* SET PROBLEM
From the first line of the data below through the line bearing "Chart.register(...registerables);", reproduce each line exactly; do not include pictures.
════════
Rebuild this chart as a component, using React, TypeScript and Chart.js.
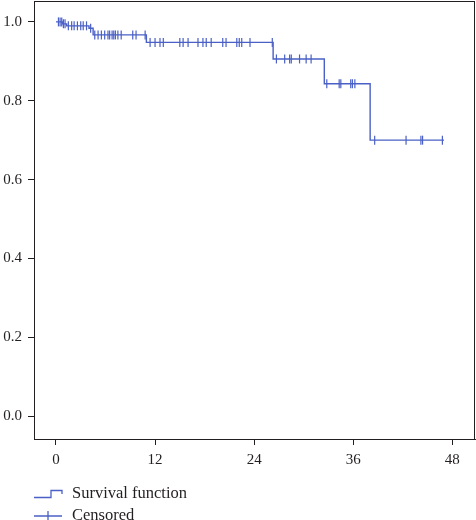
import React, { useEffect, useRef } from "react";
import { Chart, registerables } from "chart.js";

Chart.register(...registerables);

// Kaplan–Meier survival estimate: event times (months) and survival after each step
const stepTimes = [0, 0.8, 1.3, 4.0, 4.5, 10.95, 26.3, 32.5, 38.05, 47];
const stepSurvival = [1.0, 0.995, 0.99, 0.984, 0.967, 0.948, 0.906, 0.843, 0.7, 0.7];

// Censored observations (time, survival level at which they sit)
const censorTimes = [
  0.3, 0.5, 0.7,
  0.9, 1.1,
  1.5, 1.9, 2.2, 2.6, 3.0, 3.3, 3.7,
  4.2,
  4.7, 5.1, 5.5, 5.9, 6.3, 6.5, 6.8, 7.0, 7.2, 7.5, 7.9, 9.3, 9.7, 10.8,
  11.4, 12.0, 12.6, 13.0, 15.0, 15.4, 16.0, 17.2, 17.8, 18.2, 18.8, 20.2, 20.6, 21.9, 22.2, 22.5, 23.5, 26.2,
  26.7, 27.7, 28.3, 28.5, 29.5, 30.3, 30.9,
  32.8, 34.3, 34.5, 35.7, 35.9, 36.2,
  38.6, 42.4, 44.2, 44.4, 46.8,
];
const censorSurvival = [
  1.0, 1.0, 1.0,
  0.995, 0.995,
  0.99, 0.99, 0.99, 0.99, 0.99, 0.99, 0.99,
  0.984,
  0.967, 0.967, 0.967, 0.967, 0.967, 0.967, 0.967, 0.967, 0.967, 0.967, 0.967, 0.967, 0.967, 0.967,
  0.948, 0.948, 0.948, 0.948, 0.948, 0.948, 0.948, 0.948, 0.948, 0.948, 0.948, 0.948, 0.948, 0.948, 0.948, 0.948, 0.948, 0.948,
  0.906, 0.906, 0.906, 0.906, 0.906, 0.906, 0.906,
  0.843, 0.843, 0.843, 0.843, 0.843, 0.843,
  0.7, 0.7, 0.7, 0.7, 0.7,
];

const xTicks = [0, 12, 24, 36, 48];
const yTicks = [0.0, 0.2, 0.4, 0.6, 0.8, 1.0];
const legendLabels = ["Survival function", "Censored"];

const BLUE = "#4a60c6";
const INK = "#231f20";
const FONT = "'Liberation Serif', 'Times New Roman', serif";

// Outline box around the plotting area plus the legend beneath the axis
const framePlugin = {
  id: "frameAndLegend",
  afterDraw(chart: any) {
    const { ctx, chartArea } = chart;
    ctx.save();
    ctx.strokeStyle = INK;
    ctx.lineWidth = 1;
    ctx.strokeRect(
      Math.round(chartArea.left) + 0.5,
      Math.round(chartArea.top) + 0.5,
      Math.round(chartArea.right - chartArea.left) - 1,
      Math.round(chartArea.bottom - chartArea.top)
    );

    // legend
    const x0 = chartArea.left;
    const y1 = 494;
    const y2 = 516;
    ctx.strokeStyle = BLUE;
    ctx.lineWidth = 1.3;
    ctx.beginPath();
    ctx.moveTo(x0, y1 + 3.5);
    ctx.lineTo(x0 + 17, y1 + 3.5);
    ctx.lineTo(x0 + 17, y1 - 3.5);
    ctx.lineTo(x0 + 28, y1 - 3.5);
    ctx.lineTo(x0 + 28, y1);
    ctx.stroke();

    ctx.beginPath();
    ctx.moveTo(x0, y2);
    ctx.lineTo(x0 + 28, y2);
    ctx.moveTo(x0 + 14, y2 - 5);
    ctx.lineTo(x0 + 14, y2 + 5);
    ctx.stroke();

    ctx.fillStyle = INK;
    ctx.font = `16.5px ${FONT}`;
    ctx.textBaseline = "middle";
    ctx.textAlign = "left";
    ctx.fillText(legendLabels[0], x0 + 38, y1);
    ctx.fillText(legendLabels[1], x0 + 38, y2);
    ctx.restore();
  },
};

// keep tick-label overhang from shrinking the plot area
const noOverhang = (scale: any) => {
  scale.paddingTop = 0;
  scale.paddingBottom = 0;
  scale.paddingLeft = 0;
  scale.paddingRight = 0;
};

export default function App() {
  const ref = useRef<HTMLCanvasElement | null>(null);

  useEffect(() => {
    document.body.style.margin = "0";
    const canvas = ref.current;
    if (!canvas) return;

    const chart = new Chart(canvas, {
      type: "scatter",
      data: {
        datasets: [
          {
            label: legendLabels[0],
            type: "line",
            data: stepTimes.map((t, i) => ({ x: t, y: stepSurvival[i] })),
            stepped: "before",
            borderColor: BLUE,
            borderWidth: 1.4,
            pointRadius: 0,
            fill: false,
          } as any,
          {
            label: legendLabels[1],
            data: censorTimes.map((t, i) => ({ x: t, y: censorSurvival[i] })),
            pointStyle: "line",
            rotation: 90,
            pointRadius: 4.5,
            borderColor: BLUE,
            backgroundColor: BLUE,
            borderWidth: 1.2,
          } as any,
        ],
      },
      options: {
        animation: false,
        responsive: false,
        layout: { autoPadding: false, padding: { top: 1, right: 1, left: 0, bottom: 0 } },
        plugins: { legend: { display: false }, tooltip: { enabled: false } },
        scales: {
          x: {
            type: "linear",
            min: -2.66,
            max: 50.75,
            afterBuildTicks: (scale: any) => {
              scale.ticks = xTicks.map((v) => ({ value: v }));
            },
            afterFit: (scale: any) => {
              scale.height = 81;
              noOverhang(scale);
            },
            grid: {
              display: true,
              drawOnChartArea: false,
              drawTicks: true,
              tickLength: 6,
              color: INK,
            },
            border: { display: true, color: INK, width: 1 },
            ticks: {
              color: INK,
              font: { family: FONT, size: 15 },
              padding: 6,
              maxRotation: 0,
              callback: (v: any) => String(v),
            },
          },
          y: {
            type: "linear",
            min: -0.058,
            max: 1.053,
            afterBuildTicks: (scale: any) => {
              scale.ticks = yTicks.map((v) => ({ value: v }));
            },
            afterFit: (scale: any) => {
              scale.width = 34;
              noOverhang(scale);
            },
            grid: {
              display: true,
              drawOnChartArea: false,
              drawTicks: true,
              tickLength: 6,
              color: INK,
            },
            border: { display: true, color: INK, width: 1 },
            ticks: {
              color: INK,
              font: { family: FONT, size: 15 },
              padding: 6,
              callback: (v: any) => Number(v).toFixed(1),
            },
          },
        },
      },
      plugins: [framePlugin],
    });

    return () => chart.destroy();
  }, []);

  return <canvas ref={ref} width={476} height={520} style={{ display: "block" }} />;
}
════════
* WRITTEN RESPONSE
Rebuild this chart as a component, using React, TypeScript and Chart.js.
import React, { useEffect, useRef } from "react";
import { Chart, registerables } from "chart.js";

Chart.register(...registerables);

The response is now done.